Pet Shop Boys, Electric Ballroom, Camden, 24 June – I once saw Pet Shop Boys at the Astoria but I never imagined I’d see them somewhere smaller than that, but I was incredibly lucky to get offered a ticket to this fundraiser for grassroots music venues that also acted as their Glastonbury warm-up show. So we got a slightly truncated version of the Dreamworld greatest hits tour that I saw the previous month. They played twenty songs and I think maybe only two or three of them weren’t huge top ten hits in the UK. What an incredible band, and I had an absolute blast of an evening.
Dandy Warhols, Roundhouse, Camden, 25 June – One of several bands I was incredibly into during the late 90s/early 2000s and then haven’t listened to anything they’ve done for the last 15 years. The stuff I didn’t know sounded pleasingly Dandy Warhol-esque in a sludgier kind of way, but this maybe suffered a little for being the night after Pet Shop Boys. I did get gear envy with Zia McCabe’s keyboard set-up though.

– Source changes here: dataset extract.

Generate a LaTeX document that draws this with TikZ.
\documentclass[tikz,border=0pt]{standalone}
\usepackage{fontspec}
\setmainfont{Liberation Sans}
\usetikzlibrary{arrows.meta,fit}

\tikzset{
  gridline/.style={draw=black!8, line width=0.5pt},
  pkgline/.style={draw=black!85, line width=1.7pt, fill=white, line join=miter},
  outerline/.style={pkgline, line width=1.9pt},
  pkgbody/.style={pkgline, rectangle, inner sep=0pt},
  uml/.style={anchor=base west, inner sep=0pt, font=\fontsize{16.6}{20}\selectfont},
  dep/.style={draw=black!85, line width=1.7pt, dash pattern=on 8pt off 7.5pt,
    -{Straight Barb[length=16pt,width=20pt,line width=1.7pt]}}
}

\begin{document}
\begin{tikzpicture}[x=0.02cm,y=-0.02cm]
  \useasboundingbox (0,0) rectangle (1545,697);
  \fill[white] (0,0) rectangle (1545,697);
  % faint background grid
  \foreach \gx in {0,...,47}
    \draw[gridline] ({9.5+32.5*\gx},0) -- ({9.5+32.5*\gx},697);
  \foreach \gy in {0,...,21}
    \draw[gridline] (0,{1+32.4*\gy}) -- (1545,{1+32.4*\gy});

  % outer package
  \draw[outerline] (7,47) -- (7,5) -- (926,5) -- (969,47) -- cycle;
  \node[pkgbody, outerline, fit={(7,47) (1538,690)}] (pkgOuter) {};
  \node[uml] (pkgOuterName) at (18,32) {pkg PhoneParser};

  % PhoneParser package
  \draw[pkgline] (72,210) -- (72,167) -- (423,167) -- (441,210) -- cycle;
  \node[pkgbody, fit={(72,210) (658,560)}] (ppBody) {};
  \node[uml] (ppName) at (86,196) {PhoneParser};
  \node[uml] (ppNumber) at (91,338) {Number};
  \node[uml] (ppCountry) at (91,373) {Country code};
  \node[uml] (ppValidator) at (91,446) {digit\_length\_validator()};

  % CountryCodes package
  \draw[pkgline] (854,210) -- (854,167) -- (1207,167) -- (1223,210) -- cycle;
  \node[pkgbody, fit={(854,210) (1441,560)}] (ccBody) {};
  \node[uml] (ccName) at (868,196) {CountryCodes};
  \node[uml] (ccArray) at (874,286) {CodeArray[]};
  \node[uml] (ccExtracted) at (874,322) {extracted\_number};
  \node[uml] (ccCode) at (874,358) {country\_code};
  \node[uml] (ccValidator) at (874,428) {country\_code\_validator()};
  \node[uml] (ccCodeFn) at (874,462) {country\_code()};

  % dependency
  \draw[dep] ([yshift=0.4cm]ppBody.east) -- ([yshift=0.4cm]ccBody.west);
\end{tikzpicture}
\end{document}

Go_A, The Garage, Highbury & Islington, 27 June – “Martin, did you go and see Ukraine’s 2021 Eurovision band basically on the strength of the fact you have developed a massive crush on the singer?”
“Yes. Yes, I did.”
Genuinely thought this might be ten Eurovision spods, me and the band, but it was sold out and absolutely heaving with a rapturous welcome for Go_A and an incredible atmosphere. Very glad I decided to go in the end, their formula of “it’s techno that sounds a bit like Nine Inch Nails, then she shouts at you in Ukranian for a bit, then he plays a little folk melody on the recorder, rinse repeat” is very satisfying.
Fairplay to the fella in the audience cosplaying as Kateryna’s “dead Orville” costume from last year’s Eurovision, too.